Birthday cakes are an elaborate affair in my house–the last few years they have involved dark chocolate, marscapone, pistachios, and ganache. YUM. but have done it to many times. So this year….I went with cake pops. I was inspired by a cake pop truck we visited in Austin. It also seemed to fit the retro (70s) feel of the rest of the menu.
These are somewhat elaborate too…but totally worth it. And you can do it over a few days–just keep freezing them. You can store in the freezer for up to a week. my fave: salted caramel. my husband’s: peanut butter.

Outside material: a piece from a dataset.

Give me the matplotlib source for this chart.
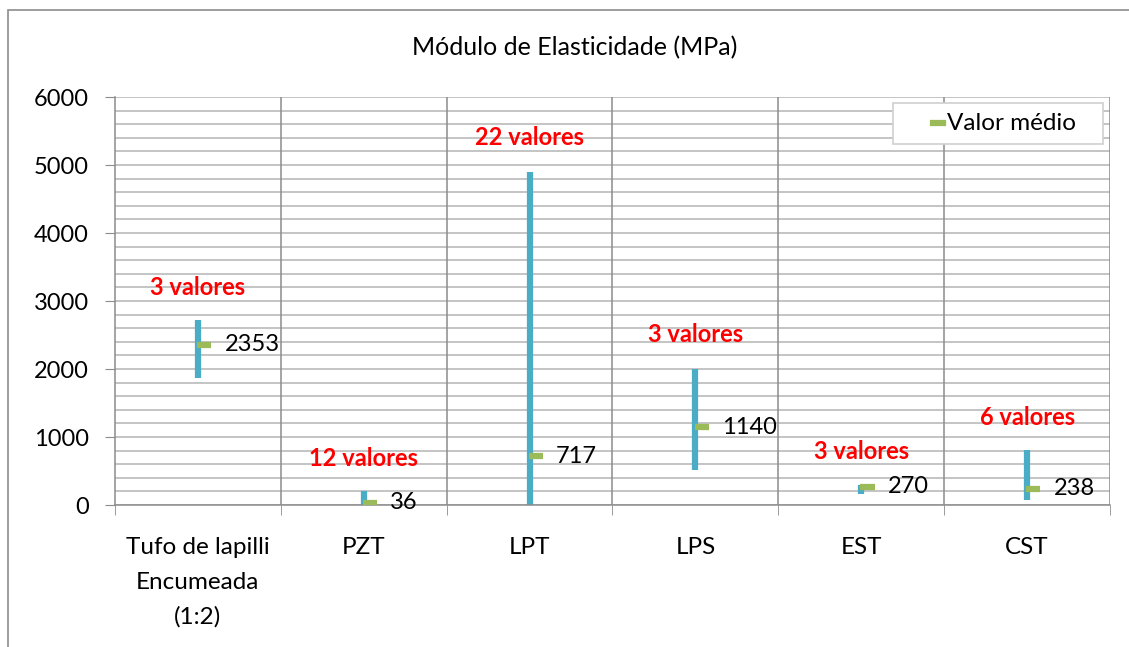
import matplotlib.pyplot as plt
from matplotlib.patches import Rectangle

categories = ['Tufo de lapilli\nEncumeada\n(1:2)', 'PZT', 'LPT', 'LPS', 'EST', 'CST']
highs = [2720, 210, 4900, 2000, 300, 810]
lows = [1870, 0, 0, 510, 160, 70]
means = [2353, 36, 717, 1140, 270, 238]
count_labels = ['3 valores', '12 valores', '22 valores', '3 valores', '3 valores', '6 valores']
count_y = [3200, 690, 5410, 2500, 790, 1290]

plt.rcParams['font.family'] = ['Lato', 'DejaVu Sans']

W, H = 1129, 647
fig = plt.figure(figsize=(W / 100, H / 100), dpi=100)
# chart border
fig.patches.append(Rectangle((8 / W, -0.01), 1.0, (H - 10) / H + 0.01,
                             transform=fig.transFigure, fill=False,
                             edgecolor='#8c8c8c', linewidth=1.2))
ax = fig.add_axes([115 / W, (H - 505) / H, 995 / W, 408 / H])

xs = list(range(len(categories)))

# gridlines
for v in range(0, 6001, 200):
    ax.axhline(v, color='#b4b4b4', linewidth=1.1, zorder=0)
for b in range(1, len(categories) + 1):
    ax.axvline(b - 0.5, color='#8c8c8c', linewidth=1.1, zorder=0)

ax.vlines(xs, lows, highs, color='#4bacc6', linewidth=4.5, zorder=2)
ax.hlines(means, [x - 0.005 for x in xs], [x + 0.08 for x in xs],
          color='#9bbb59', linewidth=4.5, zorder=3)

for x, m in zip(xs, means):
    ax.text(x + 0.16, m, str(m), fontsize=17, va='center', ha='left', color='black')
for x, lab, y in zip(xs, count_labels, count_y):
    ax.text(x, y, lab, fontsize=17, fontweight='bold', color='#ff0000',
            ha='center', va='center')

ax.set_xlim(-0.5, len(categories) - 0.5)
ax.set_ylim(0, 6000)
ax.set_yticks(range(0, 6001, 1000))
ax.set_xticks(xs)
ax.set_xticklabels(categories, fontsize=17.5, linespacing=1.8)
ax.set_xticks([x - 0.5 for x in range(len(categories) + 1)], minor=True)
ax.tick_params(axis='x', which='major', length=0, pad=23)
ax.tick_params(axis='x', which='minor', length=7, color='#8c8c8c')
ax.tick_params(axis='y', labelsize=17, length=7, color='#8c8c8c', pad=12)
for s in ['top', 'right']:
    ax.spines[s].set_visible(False)
for s in ['left', 'bottom']:
    ax.spines[s].set_color('#8c8c8c')
    ax.spines[s].set_linewidth(1.1)

# legend box (Excel style: wide box, key sits just left of the text)
fig.patches.append(Rectangle((893 / W, 1 - 144 / H), 210 / W, 41 / H,
                             transform=fig.transFigure, facecolor='white',
                             edgecolor='#d0d0d0', linewidth=1.2, zorder=5))
fig.lines.append(plt.Line2D([933 / W, 943 / W], [1 - 123 / H, 1 - 123 / H],
                            transform=fig.transFigure, color='#9bbb59',
                            linewidth=4.5, zorder=6))
fig.text(947 / W, 1 - 123 / H, 'Valor médio', fontsize=17.5, ha='left',
         va='center', zorder=6)

fig.text(575 / W, 1 - 48 / H, 'Módulo de Elasticidade (MPa)', fontsize=18,
         ha='center', va='center')

fig.savefig('out.png', dpi=100)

Could you do this with cake mix and bought frosting? sure…but this is so much better.

Salted Caramel and peanut butter cake pops
Part 1: Chocolate cake.
I modified this Martha recipe. The good news-you are breaking up the cake, so you can bake it in thin layers, which means the bake time is like 10 mins (ok 20 for two oven fulls), rather than an hour. This made enough for 40 cakepops.
- 1 cup (2 sticks) unsalted butter, room temperature
- 1/2 cup unsweetened Dutch-process cocoa
- 2 cups all-purpose flour
- 1/2 teaspoon baking powder
- 1/2 teaspoon baking soda
- 1/2 teaspoon salt
- 1 1/2 cups packed light-brown sugar
- 2 large eggs plus 2 large egg yolks, room temperature
- 6 ounces bittersweet chocolate, melted
- 1 teaspoon pure vanilla extract
- 1 cup low-fat buttermilk (I used 1/2 cup greek yogurt and 1/2 c skim milk instead. it’s what I had)
- preheat oven to 350
- In a mixer, cream butter and sugar.
- Add eggs and yolks.
- Mix together flour, cocoa, salt, and baking powder & baking soda.

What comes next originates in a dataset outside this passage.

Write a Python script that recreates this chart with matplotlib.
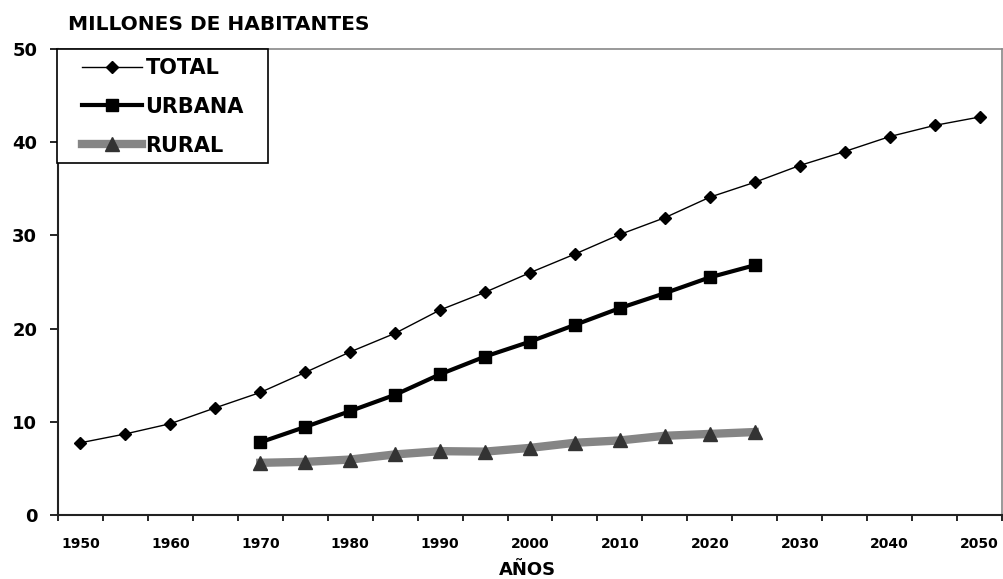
import matplotlib
matplotlib.use("Agg")
import matplotlib.pyplot as plt
from matplotlib.patches import Rectangle
import numpy as np

years = [1950, 1955, 1960, 1965, 1970, 1975, 1980, 1985, 1990, 1995, 2000,
         2005, 2010, 2015, 2020, 2025, 2030, 2035, 2040, 2045, 2050]
total = [7.75, 8.7, 9.8, 11.5, 13.15, 15.3, 17.5, 19.5, 22.0, 23.9, 26.0,
         28.0, 30.1, 31.9, 34.1, 35.7, 37.5, 39.0, 40.6, 41.8, 42.7]
urban_years = [1970, 1975, 1980, 1985, 1990, 1995, 2000, 2005, 2010, 2015, 2020, 2025]
urbana = [7.8, 9.45, 11.15, 12.9, 15.1, 17.0, 18.6, 20.4, 22.2, 23.8, 25.5, 26.8]
rural = [5.6, 5.7, 5.95, 6.5, 6.85, 6.8, 7.2, 7.75, 8.0, 8.5, 8.7, 8.9]
year_labels = [1950, 1960, 1970, 1980, 1990, 2000, 2010, 2020, 2030, 2040, 2050]

plt.rcParams["font.family"] = ["DejaVu Sans"]
plt.rcParams["font.weight"] = "bold"

W, H = 1004, 579
fig = plt.figure(figsize=(W / 100, H / 100), dpi=100)
ax = fig.add_axes([58 / W, 1 - 515 / H, 944 / W, 466 / H])

pos = {y: i for i, y in enumerate(years)}
x_total = [pos[y] for y in years]
x_urb = [pos[y] for y in urban_years]

ax.plot(x_total, total, color="black", linewidth=1.0, marker="D",
        markersize=6, label="TOTAL", zorder=4)
ax.plot(x_urb, urbana, color="black", linewidth=3.0, marker="s",
        markersize=9, label="URBANA", zorder=3)
ax.plot(x_urb, rural, color="#858585", linewidth=6.0, marker="^",
        markersize=10, markerfacecolor="#333333", markeredgecolor="#333333",
        label="RURAL", zorder=2)

ax.set_xlim(-0.5, len(years) - 0.5)
ax.set_ylim(0, 50)

# tick marks sit between categories, labels on every other category
ax.set_xticks(np.arange(-0.5, len(years), 1.0))
ax.set_xticklabels([])
ax.set_xticks([pos[y] for y in year_labels], minor=True)
ax.set_xticklabels([str(y) for y in year_labels], minor=True,
                   fontsize=10, fontweight="bold")
ax.tick_params(axis="x", which="major", length=4, width=1.2, direction="out")
ax.tick_params(axis="x", which="minor", length=0, pad=16)

ax.set_yticks([0, 10, 20, 30, 40, 50])
ax.tick_params(axis="y", length=6, width=1.2, direction="out", labelsize=13, pad=9)
for lab in ax.get_yticklabels():
    lab.set_fontweight("bold")

for side in ["left", "bottom"]:
    ax.spines[side].set_color("#222222")
    ax.spines[side].set_linewidth(1.5)
for side in ["top", "right"]:
    ax.spines[side].set_color("#888888")
    ax.spines[side].set_linewidth(1.2)

fig.text(68 / W, 1 - 24 / H, "MILLONES DE HABITANTES", fontsize=14.5,
         fontweight="bold", va="center", ha="left")
fig.text(527 / W, 1 - 570 / H, "AÑOS", fontsize=13,
         fontweight="bold", va="center", ha="center")

# legend box drawn separately so the inner padding can match
box = Rectangle((57 / W, 1 - 163 / H), 211 / W, 114 / H, transform=fig.transFigure,
                facecolor="white", edgecolor="black", linewidth=1.2,
                clip_on=False, zorder=5)
ax.add_patch(box)
leg = ax.legend(loc="upper left", bbox_to_anchor=(82 / W, 1 - 58 / H),
                bbox_transform=fig.transFigure, borderaxespad=0, borderpad=0,
                frameon=False, prop={"weight": "bold", "size": 15},
                handlelength=2.9, handletextpad=0.15, labelspacing=0.9)
leg.set_zorder(6)

fig.savefig("out.png", dpi=100, facecolor="white")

- Add part of the flour mixture slowly to the mixing bowl. alternate with the buttermilk mixture.
- Line 3 cookie sheets with parchment. Spray with cooking spray.
- Spread batter thin on cookie sheets.
- Bake for 10 mins. Prick with knife.
- Cool.
While that’s baking, start on part II, the frosting. You only need a little bit…
- 1 stick butter–softened
- 1/2 cup cocoa (I was temped to use melted chocolate)
- 1 1/4 c powdered sugar
- 2 T milk
- Vanilla extract
Cream the butter and sugar in a mixer. add cocoa, then milk and vanilla extract. beat until fluffy.
Parte III: Make little balls of heaven
- Destroy your cake. Yes, this feels really wrong. but it’s necessary. Crumble it into a bowl.
- Mix with 1 T at a time of your frosting. You want it just moistened.
- Use a mellonballer or mini icecream scoop to form balls.
- Lay your cakeballs down on the same parchment lined pans you used for baking (repurposing)
- Stick in the freezer for 1 hour (I left them overnight and then proceeded to step 4 the next day)
Parte IV: Inner Coverings…Enrobings, shall we say
- Caramel
- heath bar crunches
- 1 C peanut butter
- 1 bar semi sweet or bitter sweet (60 percent) chocolate
salted caramel covering
- I bought caramel–you can make your own. I didn’t have time.
- Dip each ball into caramel until lightly coated. shake off.
- Place back on a parchment lined pan
- put in freezer for 20-30 mins (or overnight)
peanut butter chocolate covering
- melt your chocolate (I use the double boiler method)
- mix in peanut butter into melted chocolate
- dip the balls into the mixture until lightly covered. When chocolate gets too thick, rewarm.
- freeze the cakeballs again
Parte V: The final chocolate coat–going through enrober on “I Love Lucy”
(ok there’s no enrober, but that’s what I imagined)
- 2 bars of chocolate, melted over a double boiler
- 1 C heath bar bits (For salted caramel ones) set aside in a bowl
- 1/4-1/2 peanuts, ground. set aside in a bowl
- Dip each ball into melted chocolate. Shake and quickly dip into the appropriate topping.
- caramel balls get a dip in heath bar bits
- peanut butter balls get a dip in peanuts. you could mix sugar into the peanuts. i didn’t.
- Freeze again. I froze for 3 days
- defrost in the freezer (prevents condensation)
- stick lollipop sticks in them. Note, this sometimes cracks the choc coating so I switched to think toothpicks.